- **Requirement**
The line containing "ax.text(i, t +" marks the end: extract everything from the first line of the data through that line, exactly, with no pictures.
===== Dataset section
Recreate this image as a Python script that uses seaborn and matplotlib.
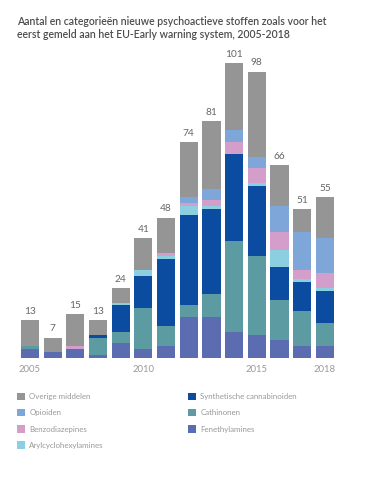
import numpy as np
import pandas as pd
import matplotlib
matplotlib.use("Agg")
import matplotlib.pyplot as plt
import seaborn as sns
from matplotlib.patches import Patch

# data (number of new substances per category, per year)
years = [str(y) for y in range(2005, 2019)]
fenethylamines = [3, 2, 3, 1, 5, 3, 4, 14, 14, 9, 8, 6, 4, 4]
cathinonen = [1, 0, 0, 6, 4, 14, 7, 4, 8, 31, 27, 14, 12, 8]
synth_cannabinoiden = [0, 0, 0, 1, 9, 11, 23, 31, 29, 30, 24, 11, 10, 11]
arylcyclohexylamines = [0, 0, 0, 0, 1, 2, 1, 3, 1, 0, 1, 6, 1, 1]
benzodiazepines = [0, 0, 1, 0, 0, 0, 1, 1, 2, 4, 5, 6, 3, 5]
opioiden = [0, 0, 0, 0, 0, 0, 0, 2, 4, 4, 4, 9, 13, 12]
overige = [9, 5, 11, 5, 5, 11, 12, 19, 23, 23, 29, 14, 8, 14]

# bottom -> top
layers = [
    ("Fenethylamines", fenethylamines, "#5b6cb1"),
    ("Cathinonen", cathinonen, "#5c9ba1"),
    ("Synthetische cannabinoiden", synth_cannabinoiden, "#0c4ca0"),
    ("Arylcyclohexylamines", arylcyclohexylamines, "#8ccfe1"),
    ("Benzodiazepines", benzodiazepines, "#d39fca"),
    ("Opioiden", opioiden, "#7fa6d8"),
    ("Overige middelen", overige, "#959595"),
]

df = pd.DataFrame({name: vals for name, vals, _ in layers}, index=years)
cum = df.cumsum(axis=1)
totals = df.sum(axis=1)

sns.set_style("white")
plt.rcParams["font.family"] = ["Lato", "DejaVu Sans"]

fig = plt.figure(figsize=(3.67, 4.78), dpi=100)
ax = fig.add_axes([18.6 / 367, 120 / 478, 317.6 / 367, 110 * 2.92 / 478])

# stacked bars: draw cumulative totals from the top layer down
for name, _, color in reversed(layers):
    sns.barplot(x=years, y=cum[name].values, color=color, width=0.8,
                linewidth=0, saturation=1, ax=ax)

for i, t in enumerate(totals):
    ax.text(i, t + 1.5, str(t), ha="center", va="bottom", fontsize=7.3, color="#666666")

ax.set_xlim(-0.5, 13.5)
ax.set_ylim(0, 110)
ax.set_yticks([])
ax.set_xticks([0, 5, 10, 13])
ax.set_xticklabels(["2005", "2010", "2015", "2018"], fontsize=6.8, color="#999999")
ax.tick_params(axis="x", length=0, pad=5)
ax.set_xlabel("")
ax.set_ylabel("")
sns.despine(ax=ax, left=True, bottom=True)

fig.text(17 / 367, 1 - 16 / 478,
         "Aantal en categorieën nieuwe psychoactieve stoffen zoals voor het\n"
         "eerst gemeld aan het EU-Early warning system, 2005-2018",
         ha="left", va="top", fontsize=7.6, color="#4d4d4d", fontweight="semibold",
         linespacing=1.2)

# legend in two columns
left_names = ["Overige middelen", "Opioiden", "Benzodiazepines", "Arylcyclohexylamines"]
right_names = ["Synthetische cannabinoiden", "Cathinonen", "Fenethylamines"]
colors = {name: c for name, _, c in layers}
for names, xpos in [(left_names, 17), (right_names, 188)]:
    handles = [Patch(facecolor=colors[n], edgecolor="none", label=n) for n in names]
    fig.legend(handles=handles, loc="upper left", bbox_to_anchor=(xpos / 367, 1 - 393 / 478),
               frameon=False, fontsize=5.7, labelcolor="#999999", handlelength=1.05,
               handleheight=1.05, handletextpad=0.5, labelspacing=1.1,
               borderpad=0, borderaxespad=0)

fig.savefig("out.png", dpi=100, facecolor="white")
==========
- **Output below**
Recreate this image as a Python script that uses seaborn and matplotlib.
import numpy as np
import pandas as pd
import matplotlib
matplotlib.use("Agg")
import matplotlib.pyplot as plt
import seaborn as sns
from matplotlib.patches import Patch

# data (number of new substances per category, per year)
years = [str(y) for y in range(2005, 2019)]
fenethylamines = [3, 2, 3, 1, 5, 3, 4, 14, 14, 9, 8, 6, 4, 4]
cathinonen = [1, 0, 0, 6, 4, 14, 7, 4, 8, 31, 27, 14, 12, 8]
synth_cannabinoiden = [0, 0, 0, 1, 9, 11, 23, 31, 29, 30, 24, 11, 10, 11]
arylcyclohexylamines = [0, 0, 0, 0, 1, 2, 1, 3, 1, 0, 1, 6, 1, 1]
benzodiazepines = [0, 0, 1, 0, 0, 0, 1, 1, 2, 4, 5, 6, 3, 5]
opioiden = [0, 0, 0, 0, 0, 0, 0, 2, 4, 4, 4, 9, 13, 12]
overige = [9, 5, 11, 5, 5, 11, 12, 19, 23, 23, 29, 14, 8, 14]

# bottom -> top
layers = [
    ("Fenethylamines", fenethylamines, "#5b6cb1"),
    ("Cathinonen", cathinonen, "#5c9ba1"),
    ("Synthetische cannabinoiden", synth_cannabinoiden, "#0c4ca0"),
    ("Arylcyclohexylamines", arylcyclohexylamines, "#8ccfe1"),
    ("Benzodiazepines", benzodiazepines, "#d39fca"),
    ("Opioiden", opioiden, "#7fa6d8"),
    ("Overige middelen", overige, "#959595"),
]

df = pd.DataFrame({name: vals for name, vals, _ in layers}, index=years)
cum = df.cumsum(axis=1)
totals = df.sum(axis=1)

sns.set_style("white")
plt.rcParams["font.family"] = ["Lato", "DejaVu Sans"]

fig = plt.figure(figsize=(3.67, 4.78), dpi=100)
ax = fig.add_axes([18.6 / 367, 120 / 478, 317.6 / 367, 110 * 2.92 / 478])

# stacked bars: draw cumulative totals from the top layer down
for name, _, color in reversed(layers):
    sns.barplot(x=years, y=cum[name].values, color=color, width=0.8,
                linewidth=0, saturation=1, ax=ax)

for i, t in enumerate(totals):
    ax.text(i, t + 1.5, str(t), ha="center", va="bottom", fontsize=7.3, color="#666666")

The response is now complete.